The US military's Navstar global positioning system (GPS) is operated by the US Air Force's 2nd Space Operations Squadron at Schriever AFB in Colorado.
Navstar is currently a constellation of 28 satellites, four of which, and potentially a spare, operate in each of six orbital planes at an altitude of 20,200km (12,550 miles). Only 24 satellites are needed to provide full operational capability.
Navstar's control system consists of four ground antennas and five monitoring stations that use high- fidelity GPS receivers to passively track the satellites' military P(Y) and civilian L2C signals on the L1 and L2 frequencies. The P stands for precision and the Y for encrypted status.
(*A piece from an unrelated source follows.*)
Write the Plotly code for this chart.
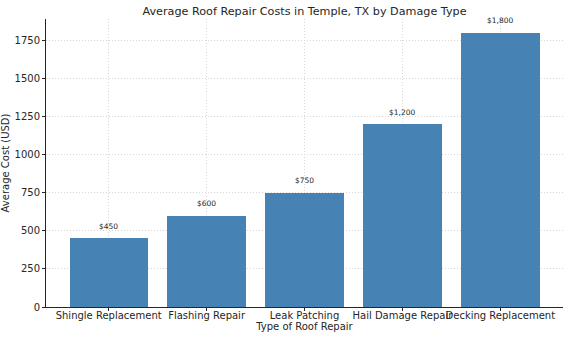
import plotly.graph_objects as go

repair_types = ["Shingle Replacement", "Flashing Repair", "Leak Patching",
                "Hail Damage Repair", "Decking Replacement"]
avg_costs = [450, 600, 750, 1200, 1800]
y_ticks = [0, 250, 500, 750, 1000, 1250, 1500, 1750]

font = "DejaVu Sans, sans-serif"
ink = "#262626"
grid = "#d6d6d6"

fig = go.Figure(go.Bar(
    x=list(range(len(repair_types))),
    y=avg_costs,
    width=0.8,
    marker=dict(color="#4682B4", line=dict(width=0)),
    hoverinfo="skip",
))

for i, v in enumerate(avg_costs):
    fig.add_annotation(x=i, y=v, text=f"${v:,}", showarrow=False,
                       yanchor="middle", yshift=12,
                       font=dict(family=font, size=7.5, color=ink))

fig.update_layout(
    width=568, height=338,
    margin=dict(l=46, r=5, t=19, b=31),
    plot_bgcolor="white", paper_bgcolor="white",
    showlegend=False,
    bargap=0,
    title=dict(text="Average Roof Repair Costs in Temple, TX by Damage Type",
               x=(46 + 563) / 2 / 568, xanchor="center",
               y=1 - 11 / 338, yanchor="middle",
               font=dict(family=font, size=11.2, color=ink)),
    xaxis=dict(
        range=[-0.64, 4.64],
        tickvals=list(range(len(repair_types))), ticktext=repair_types,
        tickangle=0, automargin=False, ticklabelstandoff=-4,
        tickfont=dict(family=font, size=10, color=ink),
        showline=True, linecolor=ink, linewidth=1,
        ticks="outside", ticklen=3, tickcolor=ink,
        showgrid=True, gridcolor=grid, griddash="1px,2px", gridwidth=1,
        zeroline=False,
        title=dict(text="Type of Roof Repair", standoff=0,
                   font=dict(family=font, size=10, color=ink)),
    ),
    yaxis=dict(
        range=[0, 1890],
        tickvals=y_ticks, automargin=False,
        tickfont=dict(family=font, size=10, color=ink),
        showline=True, linecolor=ink, linewidth=1,
        ticks="outside", ticklen=3, tickcolor=ink,
        showgrid=True, gridcolor=grid, griddash="1px,2px", gridwidth=1,
        zeroline=False,
        title=dict(text="Average Cost (USD)", standoff=3,
                   font=dict(family=font, size=10, color=ink)),
    ),
)

fig.write_html("out.html")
Tracking information is used by the master control station at Schriever to calculate and send updated navigation information to the satellites using S-band ground antennas. Those antennas also transmit commands to the satellites and receive the telemetry data.
Today the constellation consists of 15 older-generation Navstar GPS-II and GPS-IIA satellites, 12 of the block GPS-IIRs and one GPS-IIR-Modernised (M). Launched from 1997, the GPS-IIR has reprogrammable electronics enabling in-flight problem solving and upgrades.
The first of seven planned new GPS-IIR-Ms was launched in 2005. GPS-IIR-M satellites transmit the improved military signal M on the L1 frequency and on the L2 frequency alongside the civil signal L2C.
The GPS-IIF, to be launched from 2008, will have the IIR-M's improvements, plus a 12-year lifespan, faster electronics, more computer memory and a second civil signal.
From 2012 GPS-IIIA could be deployed. It is expected to have a fourth civilian signal, L1C, designed to be compatible with Galileo.
All of the world's satellite navigation augmentation systems, the US WAAS, the Japanese MSAS, the Indian GAGAN, and Europe's EGNOS are using or will use Navstar GPS.